Pictures stay out of the copy; set down each line of the listing below exactly.

# DATASET EXCERPT
....
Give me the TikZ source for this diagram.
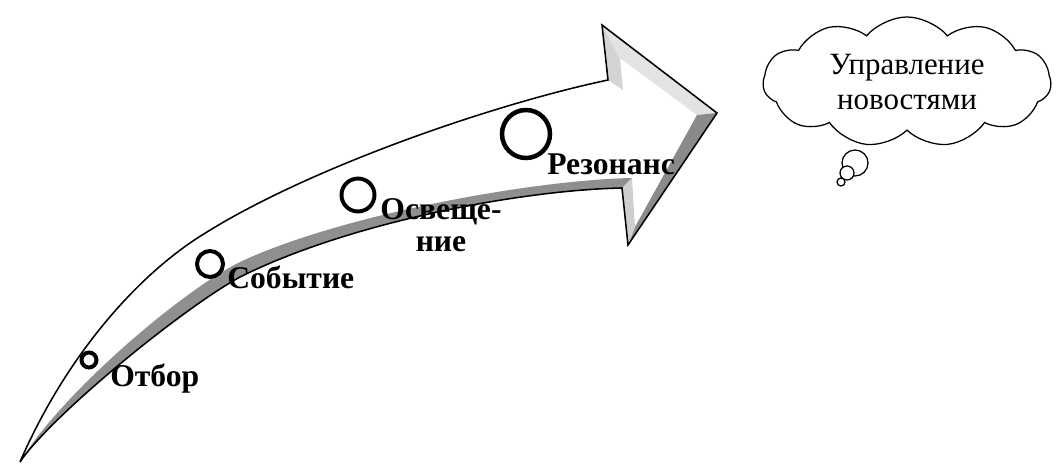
\documentclass[tikz,border=0pt]{standalone}
\usepackage{fontspec}
\setmainfont{Liberation Serif}
\usepackage{xcolor}
\usepackage{tikz}
\usetikzlibrary{shapes.symbols}

\begin{document}
\begin{tikzpicture}[
    x=0.025cm, y=-0.025cm,
    ring/.style={circle,draw,line width=2.8pt,inner sep=0pt},
    stage/.style={font=\bfseries\fontsize{22.5}{22.8}\selectfont,inner sep=0pt,align=center},
    thought/.style={cloud,cloud puffs=11,cloud puff arc=100,cloud ignores aspect,draw,line width=0.9pt,fill=white,align=center,font=\fontsize{22}{25}\selectfont},
    bubble/.style={circle,draw,line width=0.9pt,fill=white,inner sep=0pt},
    band/.style={fill=black!44},
    outline/.style={draw=black,line width=1.1pt,line join=miter}
]
\useasboundingbox[fill=white] (0,0) rectangle (1058,465);

% arrow corners
\coordinate (tail) at (20,462);
\coordinate (un) at (608,80);
\coordinate (ut) at (602,25);
\coordinate (tip) at (717,113);
\coordinate (lt) at (628,245);
\coordinate (ln) at (622,188);
\coordinate (iut) at (620,58);
\coordinate (iun) at (623,90);
\coordinate (itip) at (697,115);
\coordinate (ilt) at (635,227);
\coordinate (iln) at (632,178);

% shaded band under the shaft
\fill[band] (tail) .. controls (60,395) and (180,292) .. (240,262)
    .. controls (340,215) and (532,180) .. (iln) -- (ln)
    .. controls (522,190) and (350,222) .. (240,277)
    .. controls (180,310) and (50,417) .. (tail) -- cycle;

% bevelled faces of the head
\fill[black!17] (un) -- (ut) -- (iut) -- (iun) -- cycle;
\fill[black!11] (ut) -- (tip) -- (itip) -- (iut) -- cycle;
\fill[black!46] (tip) -- (lt) -- (ilt) -- (itip) -- cycle;
\fill[black!19] (lt) -- (ln) -- (iln) -- (ilt) -- cycle;

% outline
\path[outline] (tail) .. controls (65,358) and (137,274) .. (207,232)
    .. controls (310,168) and (490,105) .. (un)
    -- (ut) -- (tip) -- (lt) -- (ln)
    .. controls (522,190) and (350,222) .. (240,277)
    .. controls (180,310) and (50,417) .. (tail) -- cycle;

% stages
\node[ring,minimum size=0.375cm] (r1) at (89,360) {};
\node[ring,minimum size=0.65cm] (r2) at (210,264) {};
\node[ring,minimum size=0.825cm] (r3) at (358,195) {};
\node[ring,line width=3.2pt,minimum size=1.2cm] (r4) at (526,134) {};

\node[stage,anchor=base west] (otbor) at (110,386) {Отбор};
\node[stage,anchor=base west] (sobytie) at (227,288) {Событие};
\node[stage,anchor=north] (osv) at (441,198) {Освеще-\\ние};
\node[stage,anchor=base west] (rezonans) at (547,175) {Резонанс};

% thought cloud
\node[thought,minimum width=7.2cm,minimum height=3.25cm] (news) at (907,82) {Управление\\новостями};
\node[bubble,minimum size=0.65cm] (b1) at (855,163) {};
\node[bubble,minimum size=0.35cm] (b2) at (847,173) {};
\node[bubble,minimum size=0.2cm] (b3) at (841,182) {};
\end{tikzpicture}
\end{document}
....
# RESPONSE TO THIS EXERCISE
Give me the TikZ source for this diagram.
\documentclass[tikz,border=0pt]{standalone}
\usepackage{fontspec}
\setmainfont{Liberation Serif}
\usepackage{xcolor}
\usepackage{tikz}
\usetikzlibrary{shapes.symbols}

\begin{document}
\begin{tikzpicture}[
    x=0.025cm, y=-0.025cm,
    ring/.style={circle,draw,line width=2.8pt,inner sep=0pt},
    stage/.style={font=\bfseries\fontsize{22.5}{22.8}\selectfont,inner sep=0pt,align=center},
    thought/.style={cloud,cloud puffs=11,cloud puff arc=100,cloud ignores aspect,draw,line width=0.9pt,fill=white,align=center,font=\fontsize{22}{25}\selectfont},
    bubble/.style={circle,draw,line width=0.9pt,fill=white,inner sep=0pt},
    band/.style={fill=black!44},
    outline/.style={draw=black,line width=1.1pt,line join=miter}
]
\useasboundingbox[fill=white] (0,0) rectangle (1058,465);

% arrow corners
\coordinate (tail) at (20,462);
\coordinate (un) at (608,80);
\coordinate (ut) at (602,25);
\coordinate (tip) at (717,113);
\coordinate (lt) at (628,245);
\coordinate (ln) at (622,188);
\coordinate (iut) at (620,58);
\coordinate (iun) at (623,90);
\coordinate (itip) at (697,115);
\coordinate (ilt) at (635,227);
\coordinate (iln) at (632,178);

% shaded band under the shaft
\fill[band] (tail) .. controls (60,395) and (180,292) .. (240,262)
    .. controls (340,215) and (532,180) .. (iln) -- (ln)
    .. controls (522,190) and (350,222) .. (240,277)
    .. controls (180,310) and (50,417) .. (tail) -- cycle;

% bevelled faces of the head
\fill[black!17] (un) -- (ut) -- (iut) -- (iun) -- cycle;
\fill[black!11] (ut) -- (tip) -- (itip) -- (iut) -- cycle;
\fill[black!46] (tip) -- (lt) -- (ilt) -- (itip) -- cycle;
\fill[black!19] (lt) -- (ln) -- (iln) -- (ilt) -- cycle;

% outline
\path[outline] (tail) .. controls (65,358) and (137,274) .. (207,232)
    .. controls (310,168) and (490,105) .. (un)
    -- (ut) -- (tip) -- (lt) -- (ln)
    .. controls (522,190) and (350,222) .. (240,277)
    .. controls (180,310) and (50,417) .. (tail) -- cycle;

% stages
\node[ring,minimum size=0.375cm] (r1) at (89,360) {};
\node[ring,minimum size=0.65cm] (r2) at (210,264) {};
\node[ring,minimum size=0.825cm] (r3) at (358,195) {};
\node[ring,line width=3.2pt,minimum size=1.2cm] (r4) at (526,134) {};

\node[stage,anchor=base west] (otbor) at (110,386) {Отбор};
\node[stage,anchor=base west] (sobytie) at (227,288) {Событие};
\node[stage,anchor=north] (osv) at (441,198) {Освеще-\\ние};
\node[stage,anchor=base west] (rezonans) at (547,175) {Резонанс};

% thought cloud
\node[thought,minimum width=7.2cm,minimum height=3.25cm] (news) at (907,82) {Управление\\новостями};
\node[bubble,minimum size=0.65cm] (b1) at (855,163) {};
\node[bubble,minimum size=0.35cm] (b2) at (847,173) {};
\node[bubble,minimum size=0.2cm] (b3) at (841,182) {};
\end{tikzpicture}
\end{document}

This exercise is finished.